After our second night we set off towards Sarasota via Dunedin, St Petersburg and Clearwater. Dunedin was a quaint old sea port with a quiet friendly feel. The old railway station has been preserved and houses the museum but was closed on the day we visited. The old track down the west Florida coast was torn up many years ago and made into a dead-straight cycle path that runs for miles.
Clearwater has a beautiful brilliant white sand beach where the ‘pretty people’ hang out. We felt ancient! Pier 60 is the most famous pier (apparently) for watching sunsets and with a west facing coast they don’t get much better. We parked for 2 hours, ventured out onto the pier, watched the younger generation strutting the beach taking selfies as they played with their hair. We were 40 years too late for this place so climbed back into our Corvette – sorry Nissan Versa and drove on.
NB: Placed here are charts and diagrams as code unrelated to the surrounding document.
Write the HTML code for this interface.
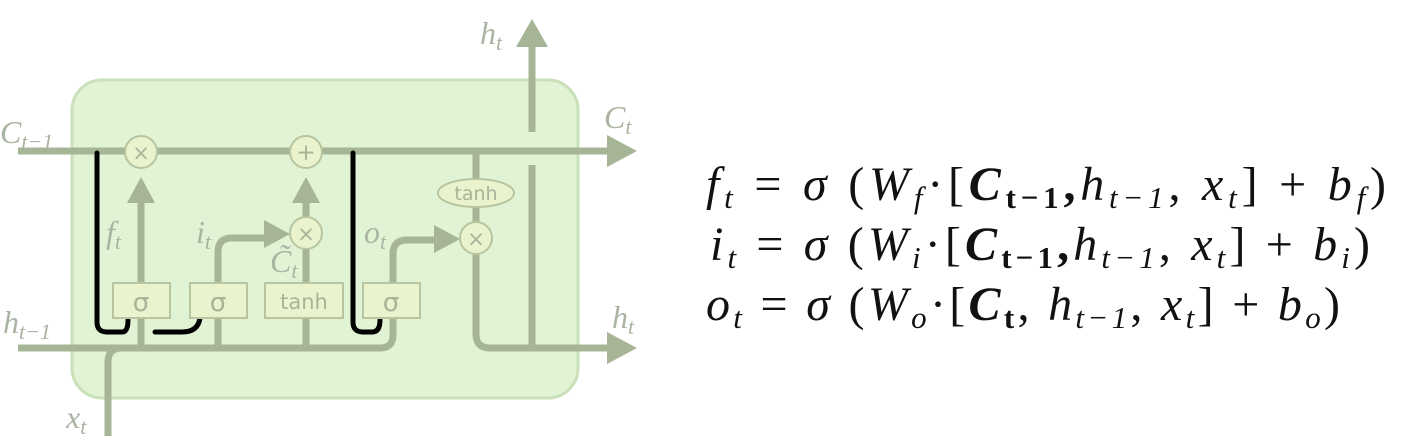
<!DOCTYPE html>
<html><head><meta charset="utf-8"><style>
html,body{margin:0;padding:0;background:#fff;}
svg{display:block;}
.serif{font-family:"Liberation Serif","Noto Serif CJK SC","DejaVu Serif",serif;}
</style></head><body>
<svg width="1404" height="448" viewBox="0 0 1404 448">
<g>
<rect x="72" y="80" width="506" height="318" rx="30" fill="#e1f3d5" stroke="#c9e0b8" stroke-width="3"/>
<g fill="none" stroke="#a5b595" stroke-width="7" stroke-linecap="butt">
<line x1="18" y1="151" x2="615" y2="151"/>
<path d="M18 348 H380 Q393 348 393 335 V318"/>
<path d="M108 436 V362 Q108 348 122 348"/>
<line x1="141" y1="348" x2="141" y2="318"/><line x1="141" y1="283" x2="141" y2="200"/>
<line x1="218" y1="348" x2="218" y2="318"/>
<path d="M218 283 V252 Q218 238 232 238 H272"/>
<line x1="306" y1="348" x2="306" y2="318"/>
<line x1="306" y1="283" x2="306" y2="249"/>
<line x1="306" y1="217" x2="306" y2="200"/>
<path d="M393 283 V254 Q393 240 407 240 H440"/>
<line x1="476" y1="151" x2="476" y2="180"/>
<line x1="476" y1="207" x2="476" y2="222"/>
<path d="M476 254 V334 Q476 348 490 348 H615"/>
<line x1="532" y1="348" x2="532" y2="165"/>
<line x1="532" y1="132" x2="532" y2="45"/>
</g>
<g fill="#a5b595">
<polygon points="637,151 607,135 607,167"/>
<polygon points="637,348 607,332 607,364"/>
<polygon points="532,19 516,47 548,47"/>
<polygon points="141,177 127,203 155,203"/>
<polygon points="306,177 292,203 320,203"/>
<polygon points="290,234 264,220 264,248"/>
<polygon points="460,239 434,225 434,253"/>
</g>
<g fill="none" stroke="#000" stroke-width="5" stroke-linecap="round">
<path d="M97 153 V322 Q97 332 107 332 H122 Q128 332 128 320"/>
<path d="M155 332 H182 Q198 332 200 318"/>
<path d="M353 153 V322 Q353 332 363 332 H372 Q380 332 380 320"/>
</g>
<g stroke="#b8c59f" stroke-width="2" fill="#e9f3cd">
<rect x="113" y="283" width="57" height="35"/>
<rect x="190" y="283" width="57" height="35"/>
<rect x="265" y="283" width="78" height="35"/>
<rect x="363" y="283" width="57" height="35"/>
<circle cx="141" cy="152" r="16"/>
<circle cx="306" cy="152" r="16"/>
<circle cx="306" cy="233" r="16"/>
<circle cx="476" cy="238" r="16"/>
<ellipse cx="476" cy="193" rx="38" ry="14"/>
</g>
<g font-family="DejaVu Sans, sans-serif" fill="#a8b398" text-anchor="middle">
<text x="141" y="311" font-size="26">σ</text>
<text x="218" y="311" font-size="26">σ</text>
<text x="304" y="309" font-size="21">tanh</text>
<text x="391" y="311" font-size="26">σ</text>
<text x="476" y="200" font-size="19">tanh</text>
<text x="141" y="160" font-size="21">×</text>
<text x="306" y="160" font-size="23">+</text>
<text x="306" y="241" font-size="21">×</text>
<text x="476" y="246" font-size="21">×</text>
</g>
<g class="serif" font-style="italic" fill="#aab4a2" font-size="32">
<text x="0" y="143">C<tspan font-size="22" dy="6">t−1</tspan></text>
<text x="480" y="44">h<tspan font-size="22" dy="6">t</tspan></text>
<text x="604" y="128">C<tspan font-size="22" dy="6">t</tspan></text>
<text x="3" y="333">h<tspan font-size="22" dy="6">t−1</tspan></text>
<text x="612" y="328">h<tspan font-size="22" dy="6">t</tspan></text>
<text x="66" y="428">x<tspan font-size="22" dy="6">t</tspan></text>
<text x="106" y="243">f<tspan font-size="22" dy="6">t</tspan></text>
<text x="196" y="243">i<tspan font-size="22" dy="6">t</tspan></text>
<text x="270" y="272">C̃<tspan font-size="22" dy="6">t</tspan></text>
<text x="364" y="243">o<tspan font-size="22" dy="6">t</tspan></text>
</g>
</g>
<g class="serif" fill="#111" font-size="48">
<text x="706" y="200" textLength="680" lengthAdjust="spacing"><tspan font-style="italic">f</tspan><tspan font-style="italic" font-size="31" dy="8">t</tspan><tspan dy="-8"> = </tspan><tspan font-style="italic">σ</tspan> (<tspan font-style="italic">W</tspan><tspan font-style="italic" font-size="31" dy="8">f</tspan><tspan dy="-8">·[</tspan><tspan font-weight="bold" font-style="italic">C</tspan><tspan font-weight="bold" font-size="31" dy="8">t−1</tspan><tspan font-weight="bold" dy="-8">,</tspan><tspan font-style="italic">h</tspan><tspan font-style="italic" font-size="31" dy="8">t−1</tspan><tspan dy="-8">, </tspan><tspan font-style="italic">x</tspan><tspan font-style="italic" font-size="31" dy="8">t</tspan><tspan dy="-8">]  +  </tspan><tspan font-style="italic">b</tspan><tspan font-style="italic" font-size="31" dy="8">f</tspan><tspan dy="-8">)</tspan></text>
<text x="710" y="260" textLength="660" lengthAdjust="spacing"><tspan font-style="italic">i</tspan><tspan font-style="italic" font-size="31" dy="8">t</tspan><tspan dy="-8"> = </tspan><tspan font-style="italic">σ</tspan> (<tspan font-style="italic">W</tspan><tspan font-style="italic" font-size="31" dy="8">i</tspan><tspan dy="-8">·[</tspan><tspan font-weight="bold" font-style="italic">C</tspan><tspan font-weight="bold" font-size="31" dy="8">t−1</tspan><tspan font-weight="bold" dy="-8">,</tspan><tspan font-style="italic">h</tspan><tspan font-style="italic" font-size="31" dy="8">t−1</tspan><tspan dy="-8">, </tspan><tspan font-style="italic">x</tspan><tspan font-style="italic" font-size="31" dy="8">t</tspan><tspan dy="-8">]  +  </tspan><tspan font-style="italic">b</tspan><tspan font-style="italic" font-size="31" dy="8">i</tspan><tspan dy="-8">)</tspan></text>
<text x="706" y="320" textLength="634" lengthAdjust="spacing"><tspan font-style="italic">o</tspan><tspan font-style="italic" font-size="31" dy="8">t</tspan><tspan dy="-8"> = </tspan><tspan font-style="italic">σ</tspan> (<tspan font-style="italic">W</tspan><tspan font-style="italic" font-size="31" dy="8">o</tspan><tspan dy="-8">·[</tspan><tspan font-weight="bold" font-style="italic">C</tspan><tspan font-weight="bold" font-size="31" dy="8">t</tspan><tspan dy="-8">, </tspan><tspan font-style="italic">h</tspan><tspan font-style="italic" font-size="31" dy="8">t−1</tspan><tspan dy="-8">, </tspan><tspan font-style="italic">x</tspan><tspan font-style="italic" font-size="31" dy="8">t</tspan><tspan dy="-8">]  +  </tspan><tspan font-style="italic">b</tspan><tspan font-style="italic" font-size="31" dy="8">o</tspan><tspan dy="-8">)</tspan></text>
</g>
</svg>
</body></html>
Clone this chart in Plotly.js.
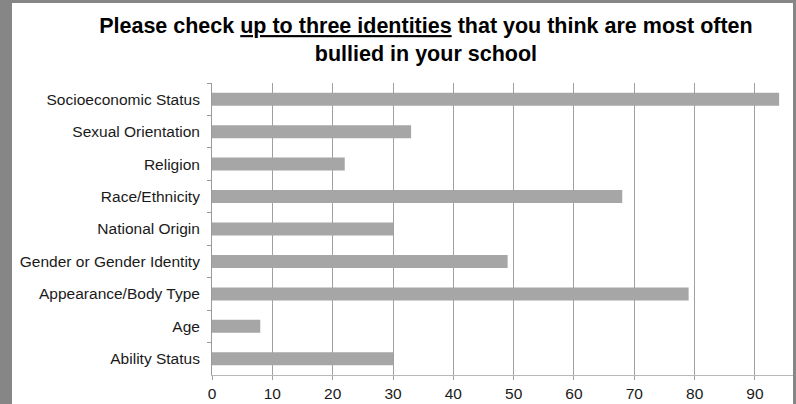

St Petersburg was more our style although with a million odd parking meters adorning all the downtown streets with only a USA number to call to make payment we decided to just drive round and move on across Tampa Bay and the famous Sunshine Skyway Bridge which is ranked No.3 in the world’s top 10 bridges. Not sure what qualifies for a top 10 bridge but for scare factor alone we put it immediately at No.1. Given Tampa’s perfect position for a large commercial port some pretty big ships grace its waters and so the requirement for the bridge to be so high is beyond question  The clearance to shipping is 180ft and its not for the feint-hearted as the concrete crash barrier doesn’t seem high enough to prevent a vehicle given a good hefty nudge from hurtling over the edge to the passengers certain deaths. It was 3 lanes and 4 miles of devil may care driving as we were virtually pushed across by a large private truck the size of which meant we could only see its radiator grill in the rear view mirror. Frustrated by the lanes either side being bumper to bumper traffic the horned driver endeavored to improve his transit time by intimidating two Brits in a humble Nissan. God! it looked a long way down when daring to take your eyes off the road and the car in front!
That bridge!
Our next hotel in Sarasota was similar to the first but with a welcome larger bedroom, pool, same TV channels and yes the same disappointing breakfast with the same supplier of cutlery and crockery as the last. If plastic-ware is the norm in hotels compared in price to Travelodge and Holiday Inn back home what on earth do they supply in cheap motels? There was no scrambled egg this time. Instead there was a mountain of hard boiled eggs, although the one N had was far from hard. On a more sinister note (and we are not eco warriors hell bent on saving the planet) what was obvious was the sheer amount of single use plastic that filled the garbage bins in both locations. If there is an anti-plastic revolution going on over here we’ve missed it. As there was no dinner restaurant in the hotel (neither of them actually offered dinner) we opted to eat at a Mexican diner just a few yards from the hotel which had really good food served by a young waitress who had ambitions to be a realtor (estate agent) but amazingly had never actually heard of Cape Canaveral. Maybe it was our pronunciation?